The sentence will likely come as a blow to Fray's supporters, who organized a petition claiming he suffers from paranoid schizophrenia and lobbied for long-term psychiatric care rather than jail time.

But Brenda Grenier, one of the 167 people on board Canjet Flight 918, said she believes the punishment fits the crime.

"He could have put a lot of people's lives in danger.
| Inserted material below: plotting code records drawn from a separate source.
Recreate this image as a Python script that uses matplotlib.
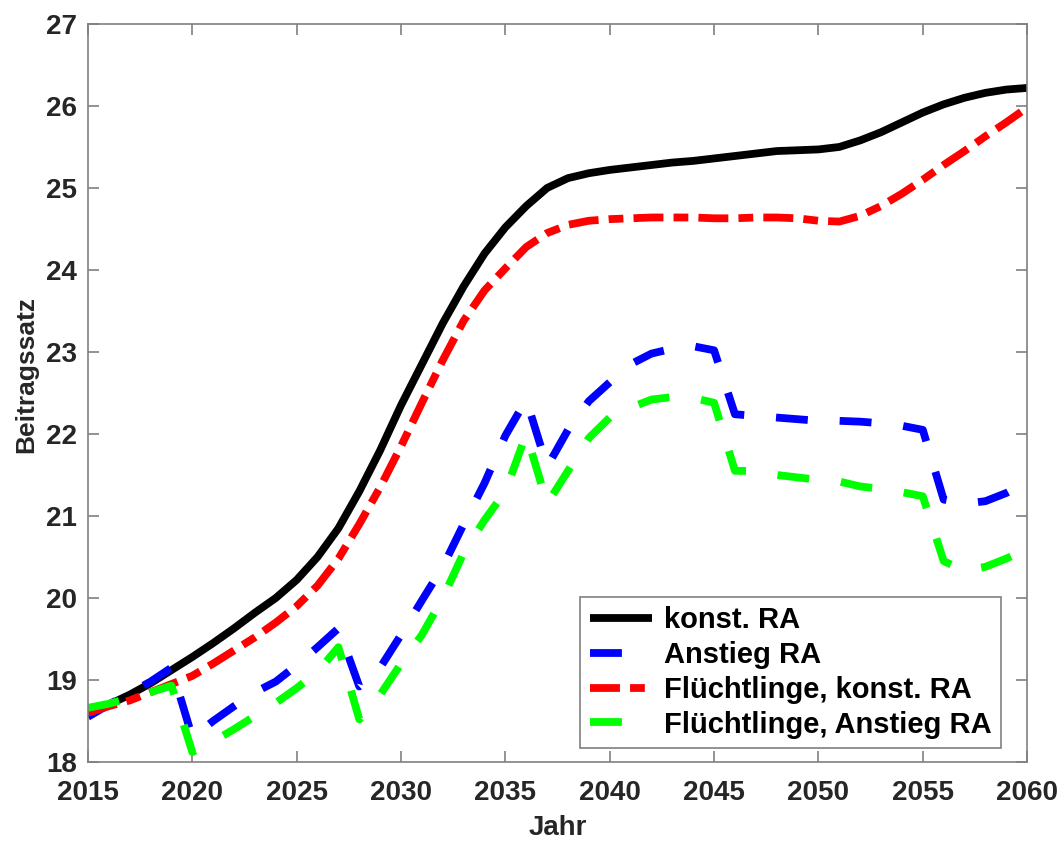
"""
Beitragssatz projection 2015-2060, four scenarios (MATLAB-style line chart).
"""

import matplotlib

matplotlib.use("Agg")
import matplotlib.pyplot as plt  # noqa: E402
import numpy as np  # noqa: E402

years = np.arange(2015, 2061)

konst_ra = [
    18.60, 18.70, 18.82, 18.96, 19.12, 19.28, 19.45, 19.63, 19.82, 20.00,
    20.22, 20.50, 20.85, 21.30, 21.80, 22.35, 22.85, 23.35, 23.80, 24.20,
    24.52, 24.78, 25.00, 25.12, 25.18, 25.22, 25.25, 25.28, 25.31, 25.33,
    25.36, 25.39, 25.42, 25.45, 25.46, 25.47, 25.50, 25.58, 25.68, 25.80,
    25.92, 26.02, 26.10, 26.16, 26.20, 26.22,
]
anstieg_ra = [
    18.55, 18.70, 18.84, 18.98, 19.15, 18.30, 18.50, 18.68, 18.85, 18.98,
    19.18, 19.40, 19.63, 18.92, 19.15, 19.55, 19.97, 20.38, 20.90, 21.40,
    21.98, 22.42, 21.60, 22.05, 22.40, 22.63, 22.85, 22.98, 23.04, 23.07,
    23.02, 22.24, 22.22, 22.20, 22.18, 22.16, 22.16, 22.15, 22.13, 22.10,
    22.05, 21.20, 21.15, 21.18, 21.28, 21.42,
]
fluecht_konst = [
    18.60, 18.68, 18.75, 18.85, 18.95, 19.05, 19.20, 19.36, 19.52, 19.70,
    19.90, 20.15, 20.48, 20.90, 21.35, 21.85, 22.38, 22.90, 23.38, 23.75,
    24.02, 24.28, 24.45, 24.55, 24.60, 24.62, 24.63, 24.64, 24.64, 24.64,
    24.63, 24.63, 24.64, 24.64, 24.63, 24.60, 24.59, 24.66, 24.78, 24.93,
    25.10, 25.28, 25.45, 25.63, 25.80, 25.98,
]
fluecht_anstieg = [
    18.66, 18.71, 18.78, 18.85, 18.93, 18.12, 18.25, 18.40, 18.56, 18.72,
    18.90, 19.10, 19.40, 18.52, 18.82, 19.20, 19.55, 20.00, 20.55, 20.95,
    21.30, 22.00, 21.15, 21.55, 21.95, 22.20, 22.32, 22.42, 22.45, 22.44,
    22.38, 21.55, 21.55, 21.50, 21.47, 21.44, 21.42, 21.36, 21.33, 21.29,
    21.24, 20.45, 20.33, 20.38, 20.48, 20.60,
]

labels = ["konst. RA", "Anstieg RA", "Flüchtlinge, konst. RA", "Flüchtlinge, Anstieg RA"]

plt.rcParams["font.family"] = ["Liberation Sans", "DejaVu Sans"]
plt.rcParams["font.weight"] = "bold"

fig = plt.figure(figsize=(10.6, 8.41), dpi=100)
ax = fig.add_axes([0.083, 0.094, 0.886, 0.8775])

lw = 5.6
dash = (0, (4.1, 4.1))
dashdot = (0, (3.85, 1.3, 1.9, 1.3))
ax.plot(years, konst_ra, color="black", lw=lw, solid_capstyle="butt", label=labels[0])
ax.plot(years, anstieg_ra, color="#0000ff", lw=lw, linestyle=dash,
        dash_capstyle="butt", label=labels[1])
ax.plot(years, fluecht_konst, color="#ff0000", lw=lw, linestyle=dashdot,
        dash_capstyle="butt", label=labels[2])
ax.plot(years, fluecht_anstieg, color="#00ff00", lw=lw, linestyle=dash,
        dash_capstyle="butt", label=labels[3])

ax.set_xlim(2015, 2060)
ax.set_ylim(18, 27)
ax.set_xticks(np.arange(2015, 2061, 5))
ax.set_yticks(np.arange(18, 28, 1))
ax.tick_params(direction="in", length=8, width=1.2, colors="#808080",
               labelcolor="#262626", labelsize=20, top=True, right=True)
ax.tick_params(axis="x", pad=13)
ax.tick_params(axis="y", pad=8)
for lab in ax.get_xticklabels() + ax.get_yticklabels():
    lab.set_fontweight("bold")
for sp in ax.spines.values():
    sp.set_color("#808080")
    sp.set_linewidth(1.2)

ax.set_xlabel("Jahr", fontsize=20, fontweight="bold", color="#262626")
ax.set_ylabel("Beitragssatz", fontsize=19, fontweight="bold", color="#262626")
ax.xaxis.set_label_coords(0.5, -0.072)
ax.yaxis.set_label_coords(-0.053, 0.525)

leg = ax.legend(loc="lower right", bbox_to_anchor=(0.972, 0.019), borderaxespad=0,
                handlelength=2.15, handletextpad=0.4, labelspacing=0.23,
                borderpad=0.32, fancybox=False, framealpha=1.0, edgecolor="#808080",
                prop={"weight": "bold", "size": 21})
leg.get_frame().set_linewidth(1.2)

fig.savefig("out.png", dpi=100)
plt.close(fig)
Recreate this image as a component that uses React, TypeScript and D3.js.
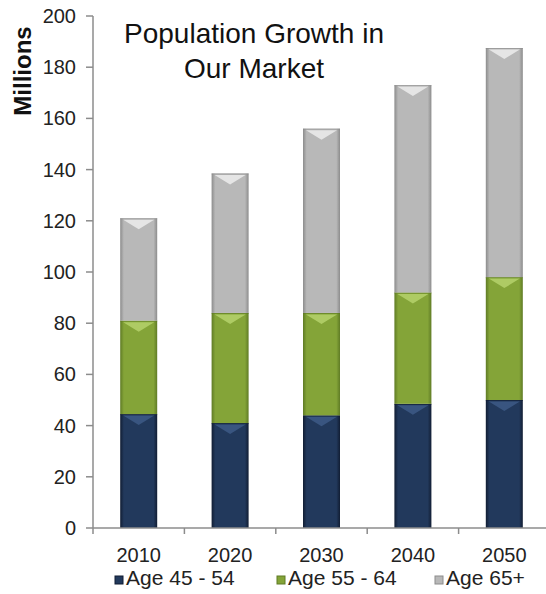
import React from "react";
import * as d3 from "d3";

const years = ["2010", "2020", "2030", "2040", "2050"];
const age4554 = [44.5, 41, 44, 48.5, 50];
const age5564 = [36.5, 43, 40, 43.5, 48];
const age65 = [40, 54.5, 72, 81, 89.5];
const seriesNames = ["Age 45 - 54", "Age 55 - 64", "Age 65+"];
const yTicks = [0, 20, 40, 60, 80, 100, 120, 140, 160, 180, 200];
const titleLines = ["Population Growth in", "Our Market"];

const palette = [
  { edge: "#111d33", mid: "#22395c", top: "#3d5a86", id: "g0" },
  { edge: "#5f7b25", mid: "#84a438", top: "#b5d26c", id: "g1" },
  { edge: "#8c8c8c", mid: "#b8b8b8", top: "#ececec", id: "g2" },
];

export default function App() {
  const W = 546, H = 594;
  const x0 = 93, x1 = 550, yTop = 16, yBot = 528;
  const x = d3.scaleBand<string>().domain(years).range([x0, x1]).paddingInner(0).paddingOuter(0);
  const y = d3.scaleLinear().domain([0, 200]).range([yBot, yTop]);
  const data = years.map((yr, i) => ({ year: yr, a: age4554[i], b: age5564[i], c: age65[i] }));
  const stack = d3.stack<any>().keys(["a", "b", "c"])(data);
  const bw = 37;
  const font = "'Liberation Sans', Arial, sans-serif";

  return (
    <svg width={W} height={H} style={{ position: "absolute", left: 0, top: 0, background: "#fff" }}>
      <defs>
        {palette.map((p) => (
          <linearGradient key={p.id} id={p.id} x1="0" x2="1" y1="0" y2="0">
            <stop offset="0" stopColor={p.edge} />
            <stop offset="0.1" stopColor={p.mid} />
            <stop offset="0.5" stopColor={p.mid} />
            <stop offset="0.9" stopColor={p.mid} />
            <stop offset="1" stopColor={p.edge} />
          </linearGradient>
        ))}
      </defs>
      {stack.map((s, si) => (
        <g key={si}>
          {s.map((d, i) => {
            const cx = (x(years[i]) as number) + x.bandwidth() / 2;
            const left = cx - bw / 2;
            const top = y(d[1]);
            const h = y(d[0]) - y(d[1]);
            const p = palette[si];
            const tri = Math.min(11, h / 2);
            return (
              <g key={i}>
                <rect x={left} y={top} width={bw} height={h} fill={`url(#${p.id})`} />
                <polygon
                  points={`${left + 3},${top + 1.5} ${left + bw - 3},${top + 1.5} ${cx},${top + tri}`}
                  fill={p.top}
                  opacity={0.85}
                />
                <line x1={left} x2={left + bw} y1={top + 0.5} y2={top + 0.5} stroke={p.edge} strokeWidth={1} opacity={0.6} />
              </g>
            );
          })}
        </g>
      ))}
      {/* y axis */}
      <line x1={x0} x2={x0} y1={yTop} y2={yBot} stroke="#8c8c8c" strokeWidth={1.5} />
      {yTicks.map((t) => (
        <g key={t}>
          <line x1={x0 - 7} x2={x0} y1={y(t)} y2={y(t)} stroke="#8c8c8c" strokeWidth={1.5} />
          <text x={76} y={y(t)} dy="0.35em" textAnchor="end" fontFamily={font} fontSize={20} fill="#222">
            {t}
          </text>
        </g>
      ))}
      {/* x axis */}
      <line x1={x0} x2={x1} y1={yBot} y2={yBot} stroke="#8c8c8c" strokeWidth={1.5} />
      {years.map((yr) => (
        <g key={yr}>
          <line x1={x(yr) as number} x2={x(yr) as number} y1={yBot} y2={yBot + 6} stroke="#8c8c8c" strokeWidth={1.5} />
          <text
            x={(x(yr) as number) + x.bandwidth() / 2}
            y={562}
            textAnchor="middle"
            fontFamily={font}
            fontSize={20}
            fill="#222"
          >
            {yr}
          </text>
        </g>
      ))}
      {/* y label */}
      <text
        transform={`translate(31,71) rotate(-90)`}
        textAnchor="middle"
        fontFamily={font}
        fontSize={24}
        fontWeight="bold"
        fill="#111"
      >
        Millions
      </text>
      {/* title */}
      {titleLines.map((l, i) => (
        <text key={i} x={254} y={43 + i * 35} textAnchor="middle" fontFamily={font} fontSize={28} fill="#111">
          {l}
        </text>
      ))}
      {/* legend */}
      {seriesNames.map((n, i) => {
        const lx = [115, 277, 435][i];
        const p = palette[i];
        return (
          <g key={n}>
            <rect x={lx} y={576} width={8} height={8} fill={p.mid} stroke={p.edge} strokeWidth={1} />
            <text x={lx + 11} y={585} fontFamily={font} fontSize={21} fill="#222">
              {n}
            </text>
          </g>
        );
      })}
    </svg>
  );
}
I know I thought for a moment that we were all goners," she said in a telephone interview from Halifax. ". . . I think it's fair, what he got."

The ordeal for Grenier and her fellow passengers began on April 19 as they waited to depart from the Sangster International Airport.

Fray, who was carrying his father's .38-calibre revolver, managed to dodge airport security and board the aircraft where he began brandishing his weapon and demanding to be flown off the island.

He fired a shot into the air during the ensuing six-hour standoff, during which he also held one crew member at gunpoint and doused another with a fire extinguisher. .

Negotiations with the Canjet crew resulted in Fray allowing the 159 passengers and two crew members to leave the aircraft, but only after giving him money and abandoning their valuables on board.

Grenier and her then 15-year-old daughter came face-to-face with Fray, who spoke to the teenager and ordered her to come to him.

"My heart just sunk, I didn't know what to do," Grenier said, adding that a flight attendant eventually diverted Fray's attention away from her daughter.

The standoff eventually came to an end when a covert operation led by a Canadian-trained Jamaican counterterrorism squad managed to capture Fray. The Commandos used the cockpit window to quietly spirit away the co-pilot and replace him with two of their own.

Llewellyn described Fray's case as complex, adding the mental health issues raised during the trial were "novel."

She expressed satisfaction with the trial's outcome and praised the 22 witnesses, including three Canadian Canjet crew members, who came forward to testify.

"We are indeed very appreciative in respect of the courage of the witnesses, both local and also the Canadians," she said.

Llewellyn said Fray's lawyer plans to appeal the sentence. George Thomas could not immediately be reached for comment.